Gregory Kurtzer, who founded Rocky Linux, was one of the founders of CentOS and has long-standing ties with the CentOS community. Kurtzer also has close ties with HPC and is credited with founding several high-profile HPC initiatives, such as Warewulf and Apptainer (formally Singularity). In parallel with launching Rocky Linux, Kurtzer started a company called CIQ to support Rocky development, consolidate ongoing work for the various HPC projects he is associated with, and drive development of a new generation of tools for compute-intensive workloads. The Rocky Linux project was announced within hours after Red Hat announced it was moving CentOS upstream (see the box entitled “Where Did CentOS Go?”).
Did Red Hat make CentOS disappear? It depends on how you look at it. The important thing is that CentOS Linux will no longer be based on the final RHEL source code. Red Hat launched a new project called CentOS Stream that is located upstream from RHEL in the development process and thus will not have the tuning, testing, and validation that comes with RHEL.
What Is Rocky
Rocky Linux bills itself as “bug-for-bug compatible with Red Hat Enterprise Linux” (Figure 1). The Rocky system is compiled from the same sources as RHEL. If you’re an HPC developer or user, and you’re wondering what makes Rocky Linux different from RHEL, the answer is in the energy, the approach, and the connections with the HPC community, in addition to a governance structure that eliminates the possibility of a sudden end like the fate that befell CentOS. According to Kurtzer, Rocky had more than 10,000 members in its Slack space within six weeks after the launch, and they eventually got too big to use Slack effectively. The Rocky Linux community now includes many thousands of users through its online forum and Mattermost site.

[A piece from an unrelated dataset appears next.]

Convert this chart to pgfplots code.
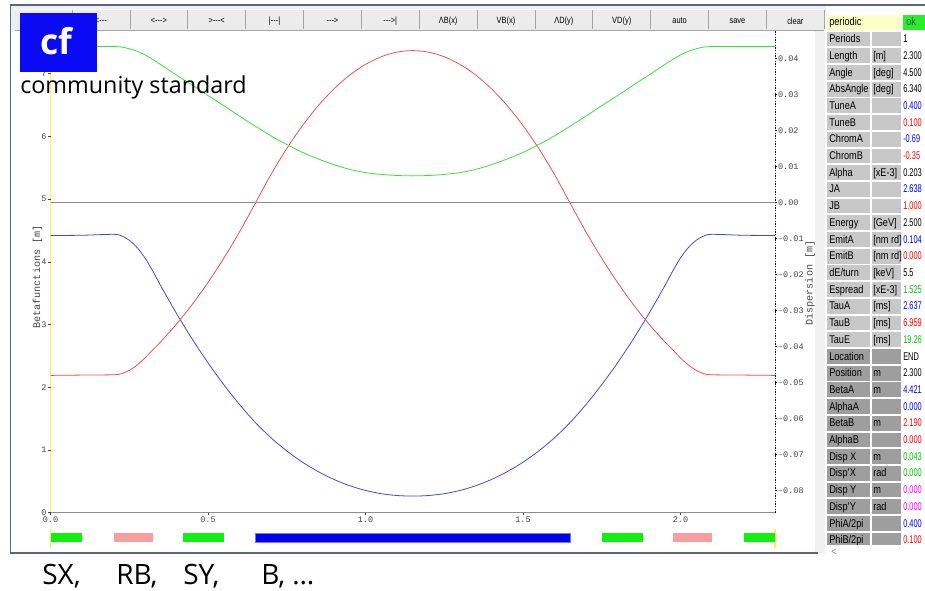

Rocky’s ties with the HPC community begin with Kurtzer and lead to other Rocky developers working to integrate Rocky Linux with the HPC environment. The Rocky team is currently working closely with the OpenHPC project. (OpenHPC is an effort to consolidate the most important open source HPC components into a single working environment.) And the OpenHPC project is equally interested in building roads back to Rocky. OpenHPC has announced that the testing and installation recipes for CentOS will transition to Rocky Linux instead. According to the OpenHPC project, “With the announcement that CentOS8 is being discontinued at the end of 2021, the OpenHPC project is migrating example installation recipes and associated testing to use Rocky 8.”
OpenHPC is not directly affiliated with any Linux brands, but they do base their development and testing on a few reference distros. The RHEL clones are all compatible, so theoretically, any one of them could run OpenHPC, but the use of Rocky Linux for testing and installation recipes underscore its emergence as the RHEL clone of choice for HPC settings.
The Big Picture
CIQ is currently developing and promoting some tools to expand and extend Rocky within the HPC space. Much of this work centers around open source utilities that Kurtzer developed independently and has now brought into focus through CIQ. These tools are available to everyone, not just CIQ, but they are at the center of CIQ’s support offering, and Kurtzer’s presence as a guiding force for Rocky Linux brings additional synergies.
Warewulf and Apptainer/Singularity have both been around for many years. Warewulf is a cluster-management and provisioning tool that has been used in HPC clusters for more than 20 years for large-scale stateless operating system management. The goal of Apptainer is to bring the benefits of container technology to the HPC space. One of those benefits is portability. By encapsulating the software stack with the application, Apptainer offers a chance for flexibility across a complex hardware environment without compromising performance. Another benefit of a container architecture is a security model that is more appropriately optimized for clustering and supply chain security. CIQ envisions combining Rocky Linux, Warewulf, and Apptainer with OpenHPC to form an integrated HPC stack.”
CIQ’s ambitious Fuzzball project, on the other hand, charts a whole new parallel direction for HPC and could one day serve as a building block for the next-generation HPC platform, HPC-2.0. The Fuzzball developers refer to their project as a “…cloud-native, cloud-hybrid, neutral, meta-orchestration platform for all performance-intensive workloads and data.” Fuzzball, which will debut later this year, is intended as a complete rethink of the traditional concept of an HPC cluster as a flat, monolithic collection of parallel nodes with shared storage and management through SSH. The Fuzzball environment is API-driven and provides for a configurable HPC infrastructure that is well suited for cloud and cloud hybrid settings.